Per capita gross domestic product (GDP) in 2010 was $3,500 (ranking 161st in the world) but with a relatively high growth rate of 7.3 percent (21st in the world) and an industrial production growth rate of 12.1 percent (13th in the world). The primary GDP sectors are services (54.8 percent), industry (31.3 percent), and agriculture (13.9 percent). In 2006, 32.9 percent of the population lived below the poverty line and the Gini index was 45.8, 36th highest in the world. Over 20 percent (22.6 percent) of the population live on less than $1.25 per day (an improvement from 1991, when 30.7 percent of the population met this standard) and about 15 percent of the population are undernourished (also an improvement from 21 percent in 1990–92). Major exports include semiconductors and electronic products, transportation equipment, clothing, copper products, petroleum products, coconut oil, and fruits. Remittances from migrant workers constituted over 10 percent of GDP in both 2008 and 2009. Transparency International gave the Philippines a Corruption Index score of 2.4 in 2010, on a scale from 0 (highly corrupt) to 10 (very clean).

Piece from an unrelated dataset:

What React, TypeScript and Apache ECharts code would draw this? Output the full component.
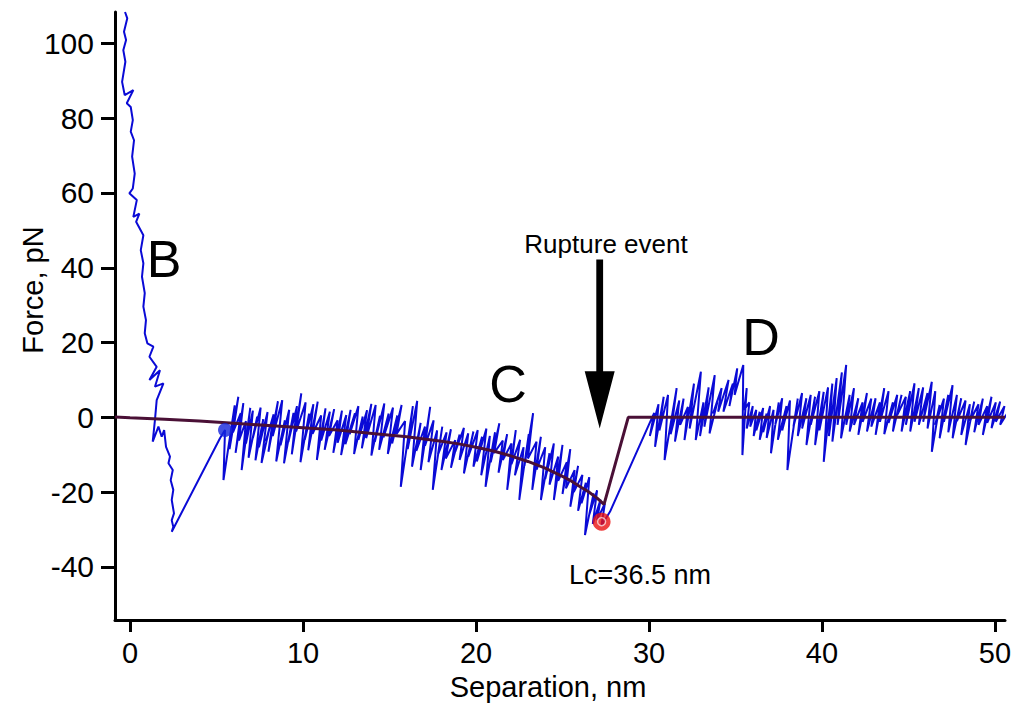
import React, { useEffect, useRef } from "react";
import * as echarts from "echarts";

// Axis ticks
const xTicks = [0, 10, 20, 30, 40, 50];
const yTicks = [-40, -20, 0, 20, 40, 60, 80, 100];
const xRange = [-0.87, 50.58];
const yRange = [-54.2, 108.4];

// Region B: approach / indentation (separation nm, force pN)
const traceB: [number, number][] = [
  [-0.29, 108.4], [-0.16, 106.7], [-0.35, 103.1], [-0.23, 100.9], [-0.39, 98.2],
  [-0.27, 95.1], [-0.46, 89.7], [-0.31, 86.2], [0.19, 87.5], [-0.19, 84.0],
  [0.04, 83.0], [0.16, 79.5], [0.04, 76.4], [0.23, 74.1], [0.12, 69.7],
  [0.27, 65.2], [0.16, 61.2], [-0.04, 59.9], [0.39, 58.1], [0.19, 53.6],
  [0.54, 54.5], [0.35, 52.3], [0.77, 48.7], [0.62, 44.7], [0.77, 41.2],
  [0.69, 37.6], [0.85, 33.2], [0.77, 29.6], [0.92, 26.0], [0.85, 22.5],
  [1.0, 19.8], [1.35, 18.9], [1.12, 16.2], [1.54, 13.5], [1.12, 10.0],
  [1.73, 12.6], [1.44, 8.2], [1.93, 9.1], [1.54, 4.6], [1.44, -0.7],
  [1.31, -6.5], [1.64, -2.5], [1.83, -5.2], [1.97, -3.4], [2.08, -7.9],
  [2.31, -10.5], [2.22, -12.3], [2.47, -14.1], [2.35, -16.8], [2.5, -19.4],
  [2.41, -22.1], [2.54, -25.7], [2.41, -27.5], [2.5, -29.3], [2.41, -30.6],
  [5.2, -5.6], [5.49, -3.4],
];

// Region C: stretched molecule until rupture
const traceC: [number, number][] = [
  [5.40, -16.8], [6.05, 3.2], [5.75, -8.5], [6.26, 5.5], [5.95, -4.0], [6.40, 1.1],
  [6.10, -9.5], [6.55, 3.8], [6.30, -6.2], [6.70, -1.0], [6.45, -14.1], [6.95, 2.5],
  [6.70, -7.0], [7.10, 1.8], [6.85, -10.8], [7.35, 0.2], [7.10, -5.5], [7.55, 2.6],
  [7.25, -11.5], [7.70, -0.5], [7.45, -8.0], [7.95, 1.4], [7.60, -12.2], [8.10, -2.1],
  [7.85, -6.4], [8.30, 0.8], [8.00, -9.2], [8.55, 4.3], [8.25, -5.0], [8.80, 4.6],
  [8.45, -11.8], [8.95, -0.8], [8.70, -7.5], [9.20, 2.0], [8.90, -12.3], [9.45, 1.2],
  [9.15, -6.6], [9.65, 3.0], [9.35, -9.9], [9.90, 6.4], [9.60, -3.8], [10.15, 4.0],
  [9.85, -12.0], [10.35, 1.0], [10.10, -6.0], [10.60, 3.5], [10.30, -8.8], [10.85, 4.2],
  [10.55, -4.4], [11.05, 0.5], [10.80, -11.4], [11.30, 2.4], [11.05, -6.2], [11.55, 1.5],
  [11.25, -8.7], [11.80, 2.2], [11.50, -5.0], [12.00, -0.8], [11.75, -9.5], [12.25, 1.8],
  [12.00, -6.8], [12.50, 0.6], [12.20, -10.1], [12.75, 2.0], [12.45, -7.2], [13.00, 1.1],
  [12.70, -4.5], [13.20, 3.0], [12.95, -9.8], [13.45, 0.2], [13.20, -6.0], [13.70, 1.9],
  [13.40, -8.3], [13.95, 3.6], [13.65, -5.6], [14.20, 3.3], [13.95, -10.2], [14.45, 0.4],
  [14.15, -6.5], [14.70, 3.7], [14.40, -8.7], [14.95, 1.0], [14.65, -5.4], [15.20, 2.6],
  [14.90, -9.8], [15.45, 0.5], [15.15, -7.0], [15.70, 3.3], [15.40, -4.5], [15.90, -1.0],
  [15.65, -18.6], [16.35, 3.0], [16.05, -8.5], [16.60, 4.4], [16.30, -13.2], [16.80, -1.5],
  [16.55, -9.0], [17.05, -2.5], [16.80, -14.1], [17.35, 2.8], [17.05, -7.6], [17.55, -0.8],
  [17.25, -12.0], [17.75, -3.5], [17.50, -19.4], [18.05, -2.5], [17.80, -10.0], [18.30, -4.0],
  [18.00, -14.1], [18.55, -3.2], [18.25, -11.0], [18.80, -6.1], [18.55, -13.5], [19.05, -4.6],
  [18.80, -9.2], [19.30, -2.8], [19.05, -11.4], [19.55, -4.3], [19.30, -15.0], [19.85, -3.8],
  [19.55, -10.5], [20.10, -3.4], [19.85, -13.2], [20.35, -5.2], [20.05, -11.8], [20.60, -3.0],
  [20.30, -15.5], [20.80, -5.0], [20.55, -18.6], [21.10, -4.0], [20.85, -12.0], [21.35, -1.6],
  [21.05, -9.5], [21.55, -6.2], [21.30, -14.8], [21.80, -4.5], [21.55, -11.4], [22.05, -7.0],
  [21.80, -19.4], [22.30, -3.4], [22.05, -12.5], [22.55, -6.0], [22.25, -15.5], [22.75, -8.0],
  [22.50, -22.1], [23.05, -4.5], [22.80, -13.0], [23.30, 1.1], [23.00, -11.0], [23.50, -6.5],
  [23.25, -19.4], [23.75, -5.2], [23.50, -14.0], [24.00, -8.0], [23.75, -22.1], [24.25, -9.6],
  [24.00, -16.5], [24.50, -7.0], [24.25, -18.0], [24.75, -10.5], [24.50, -22.1], [25.00, -7.4],
  [24.75, -17.0], [25.25, -12.0], [25.00, -20.5], [25.45, -8.5], [25.20, -19.0], [25.70, -14.1],
  [25.45, -23.9], [25.90, -13.0], [25.65, -20.0], [26.15, -15.4], [25.90, -25.0], [26.35, -17.5],
  [26.10, -23.0], [26.55, -16.0], [26.30, -31.5], [26.80, -20.3], [26.55, -26.0], [27.00, -19.5],
  [26.75, -28.5], [27.20, -22.0], [27.00, -27.5], [27.45, -23.0], [27.25, -29.0], [27.75, -25.2],
];

// Region D: after rupture, free cantilever
const traceD: [number, number][] = [
  [30.30, 1.2], [30.05, -5.0], [30.55, 3.5], [30.35, -7.9], [30.85, 5.5], [30.60, -3.5],
  [31.10, 6.0], [30.90, -11.4], [31.60, 7.8], [31.25, -4.5], [31.75, 4.5], [31.50, -6.5],
  [32.00, 5.0], [31.80, -2.0], [32.25, 2.8], [32.05, -6.1], [32.60, 9.0], [32.35, -3.0],
  [33.00, 12.2], [32.70, -6.1], [33.15, 4.0], [32.95, -5.0], [33.45, 8.0], [33.20, -2.5],
  [33.80, 11.3], [33.50, -4.3], [33.95, 4.0], [33.70, 1.0], [34.20, 7.8], [34.00, 1.5],
  [34.60, 10.0], [34.30, 1.5], [34.85, 9.0], [34.65, 3.0], [35.10, 13.1], [34.95, 6.0],
  [35.45, 14.0], [35.40, -10.1], [35.65, 7.8], [35.50, 2.0], [35.80, 4.0], [35.65, -3.0],
  [36.00, 3.0], [35.85, -2.5], [36.20, 2.0], [36.05, -5.0], [36.40, 1.5], [36.20, -3.5],
  [36.60, 2.5], [36.40, -6.0], [36.80, 1.0], [36.60, -4.0], [37.00, 3.0], [36.80, -5.5],
  [37.20, 2.0], [37.05, -9.6], [37.50, 4.0], [37.30, -2.0], [37.70, 5.1], [37.45, -6.0],
  [37.95, 3.0], [37.70, -3.5], [38.15, 4.5], [38.00, -14.1], [38.60, 5.0], [38.35, -2.5],
  [38.85, 6.5], [38.60, -5.0], [39.10, 5.1], [38.85, -3.0], [39.35, 6.0], [39.10, -7.4],
  [39.60, 5.5], [39.35, -2.0], [39.85, 7.0], [39.60, -7.4], [40.10, 6.8], [39.85, -3.5],
  [40.35, 8.0], [40.10, -11.9], [40.60, 9.0], [40.40, -5.0], [40.85, 10.5], [40.60, -6.5],
  [41.15, 12.0], [40.90, -2.0], [41.40, 14.0], [41.10, -5.6], [41.60, 6.0], [41.40, -2.0],
  [41.85, 7.8], [41.60, -3.8], [42.10, 5.1], [41.85, -2.0], [42.35, 4.0], [42.10, -4.7],
  [42.60, 6.5], [42.35, -1.2], [42.85, 5.0], [42.60, -3.8], [43.10, 5.1], [42.85, -2.5],
  [43.35, 4.0], [43.10, -4.7], [43.60, 7.8], [43.35, -1.2], [43.85, 7.0], [43.60, -4.5],
  [44.10, 4.0], [43.85, -1.5], [44.35, 6.0], [44.10, -3.8], [44.60, 6.0], [44.35, 0.6],
  [44.85, 5.5], [44.60, -3.8], [45.10, 7.0], [44.85, -2.0], [45.35, 9.1], [45.10, -3.8],
  [45.60, 7.8], [45.35, -1.2], [45.85, 8.0], [45.60, -2.0], [46.10, 6.5], [45.85, -1.2],
  [46.35, 9.5], [46.10, -3.0], [46.55, 7.0], [46.35, -9.2], [46.80, 3.3], [46.55, -2.0],
  [47.05, 5.0], [46.80, -5.6], [47.30, 6.0], [47.05, -1.2], [47.55, 8.6], [47.30, -4.0],
  [47.80, 6.0], [47.55, -5.6], [48.05, 5.1], [47.80, -1.0], [48.30, 4.5], [48.05, -4.7],
  [48.55, 3.5], [48.30, -7.4], [48.80, 4.2], [48.55, -1.0], [49.05, 3.5], [48.80, -4.0],
  [49.30, 5.0], [49.05, -2.0], [49.55, 3.0], [49.30, -4.7], [49.80, 5.5], [49.55, -1.5],
  [50.05, 4.0], [49.80, -2.9], [50.30, 4.2], [50.05, -1.2], [50.55, 3.0], [50.30, -2.0],
  [50.70, 1.0],
];

// WLC fit (dark line)
const fitCurve: [number, number][] = [
  [-0.87, 0.1], [0, -0.1], [2, -0.5], [4, -1.0], [6, -1.6], [8, -2.2], [10, -2.8],
  [12, -3.4], [14, -4.3], [16, -5.2], [18, -6.4], [19, -7.1], [20, -8.0], [21, -9.0],
  [22, -10.3], [23, -11.8], [24, -13.6], [25, -15.8], [25.5, -17.0], [26, -18.5],
  [26.5, -19.9], [27, -21.6], [27.4, -23.3], [28.8, 0], [50.58, 0],
];

const startPoint: [number, number][] = [[5.49, -3.4]];
const rupturePoint: [number, number][] = [[27.26, -27.9]];

// Annotation anchors (data coordinates)
const arrowX = 27.15;
const arrowTop = 42.2;
const arrowHeadBase = 12.3;
const arrowTip = -3.0;

const FONT = "'Liberation Sans', Arial, Helvetica, sans-serif";

export default function App() {
  const ref = useRef<HTMLDivElement>(null);
  useEffect(() => {
    if (!ref.current) return;
    const chart = echarts.init(ref.current, null, { renderer: "svg" });
    const trace = [...traceB, ...traceC, ...traceD];
    chart.setOption({
      animation: false,
      backgroundColor: "#ffffff",
      grid: { left: 115, top: 12, right: 14, bottom: 89, containLabel: false, outerBoundsMode: "none" },
      xAxis: {
        type: "value",
        min: xRange[0],
        max: xRange[1],
        name: "Separation, nm",
        nameLocation: "middle",
        nameGap: 52,
        nameMoveOverlap: false,
        nameTextStyle: { fontSize: 29, color: "#000", fontFamily: FONT, padding: [0, 24, 0, 0] },
        axisLine: { onZero: false, lineStyle: { color: "#000", width: 3 } },
        axisTick: { show: true, length: 12, lineStyle: { color: "#000", width: 3 }, customValues: xTicks },
        axisLabel: { fontSize: 29, color: "#000", fontFamily: FONT, margin: 18, customValues: xTicks },
        splitLine: { show: false },
      },
      yAxis: {
        type: "value",
        min: yRange[0],
        max: yRange[1],
        name: "Force, pN",
        nameLocation: "middle",
        nameRotate: 90,
        nameGap: 68,
        nameMoveOverlap: false,
        nameTextStyle: { fontSize: 29, color: "#000", fontFamily: FONT, padding: [0, 0, 0, 52] },
        axisLine: { onZero: false, lineStyle: { color: "#000", width: 3 } },
        axisTick: { show: true, length: 14, lineStyle: { color: "#000", width: 3 }, customValues: yTicks },
        axisLabel: { fontSize: 30, color: "#000", fontFamily: FONT, margin: 21, customValues: yTicks },
        splitLine: { show: false },
      },
      series: [
        {
          type: "line",
          name: "trace",
          data: trace,
          showSymbol: false,
          symbol: "none",
          lineStyle: { color: "#0a0ad6", width: 2 },
          z: 2,
        },
        {
          type: "line",
          name: "fit",
          data: fitCurve,
          showSymbol: false,
          symbol: "none",
          lineStyle: { color: "#4a1036", width: 3 },
          z: 3,
        },
        {
          type: "scatter",
          name: "start",
          data: startPoint,
          symbol: "circle",
          symbolSize: 14,
          itemStyle: { color: "#1424dc" },
          z: 4,
        },
        {
          type: "scatter",
          name: "rupture",
          data: rupturePoint,
          symbol: "circle",
          symbolSize: 18,
          itemStyle: { color: "#ea1212" },
          z: 5,
        },
        {
          type: "scatter",
          name: "rupture-inner",
          data: rupturePoint,
          symbol: "circle",
          symbolSize: 8,
          itemStyle: { color: "rgba(0,0,0,0)", borderColor: "rgba(255,255,255,0.85)", borderWidth: 1.4 },
          z: 6,
        },
      ],
    });

    const p = (x: number, y: number) => chart.convertToPixel({ gridIndex: 0 }, [x, y]) as number[];
    const top = p(arrowX, arrowTop);
    const base = p(arrowX, arrowHeadBase);
    const tip = p(arrowX, arrowTip);
    const cx = top[0];
    const shaftHalf = 3.4;
    const headHalf = 15;
    const txt = (text: string, x: number, y: number, size: number) => ({
      type: "text",
      x,
      y,
      z: 10,
      style: {
        text,
        fill: "#000",
        font: `${size}px ${FONT}`,
        fontSize: size,
        fontFamily: FONT,
        align: "center",
        verticalAlign: "middle",
        textAlign: "center",
        textVerticalAlign: "middle",
      },
    });
    chart.setOption({
      graphic: [
        {
          type: "polygon",
          z: 10,
          shape: {
            points: [
              [cx - shaftHalf, top[1]],
              [cx + shaftHalf, top[1]],
              [cx + shaftHalf, base[1]],
              [cx + headHalf, base[1]],
              [cx, tip[1]],
              [cx - headHalf, base[1]],
              [cx - shaftHalf, base[1]],
            ],
          },
          style: { fill: "#000" },
        },
        txt("Rupture event", 606, 244, 26),
        txt("Lc=36.5 nm", 640, 575, 27),
        txt("B", 164, 259, 52),
        txt("C", 508, 384, 52),
        txt("D", 761, 337, 52),
      ],
    });

    return () => chart.dispose();
  }, []);
  return (
    <div
      ref={ref}
      style={{ position: "absolute", left: 0, top: 0, width: 1019, height: 709, background: "#fff" }}
    />
  );
}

Growth of the Middle Class

One phenomena observed in the Philippines, as in many Asian countries, is the emergence and growth of a middle class (defined in the Philippines by daily expenditures in the range of $2 to $20 in 2005 U.S. dollars). The middle class in the Philippines increased from 44 percent of the population in 1988 to 54 percent in 2006, meaning that about 21 million people were added to the middle class during those years. Members of the middle class are more likely than the poor to live in cities and to work at salaried jobs, rather than be self-employed. Individuals and families who define themselves as middle class have a higher demand for durable consumer goods and increased expectations regarding matters like education and healthcare (and government-sponsored improvements in these sectors often benefit the middle class more than the poor).

In 2006, 44.9 percent of households in the Philippines with per capita income below $1.25 owned a radio, 26.1 percent owned a television, 0.3 percent had air conditioning, 3.3 percent owned a refrigerator, 1.9 percent owned a motorcycle or scooter, and 0.2 percent owned a car. For households with per capita incomes in the $10–$20 range, 72.3 percent owned a radio, 96.1 percent owned a television, 45.3 percent had air-conditioning, 88.9 percent owned a refrigerator, 18.8 percent owned a scooter, and 39.9 percent owned an automobile. The percentage of the population in a given income class owning specific consumer goods is higher in the Philippines than in China or India, although the latter countries, because of their larger populations, may represent larger absolute numbers of households owning goods such as an automobile or air conditioner.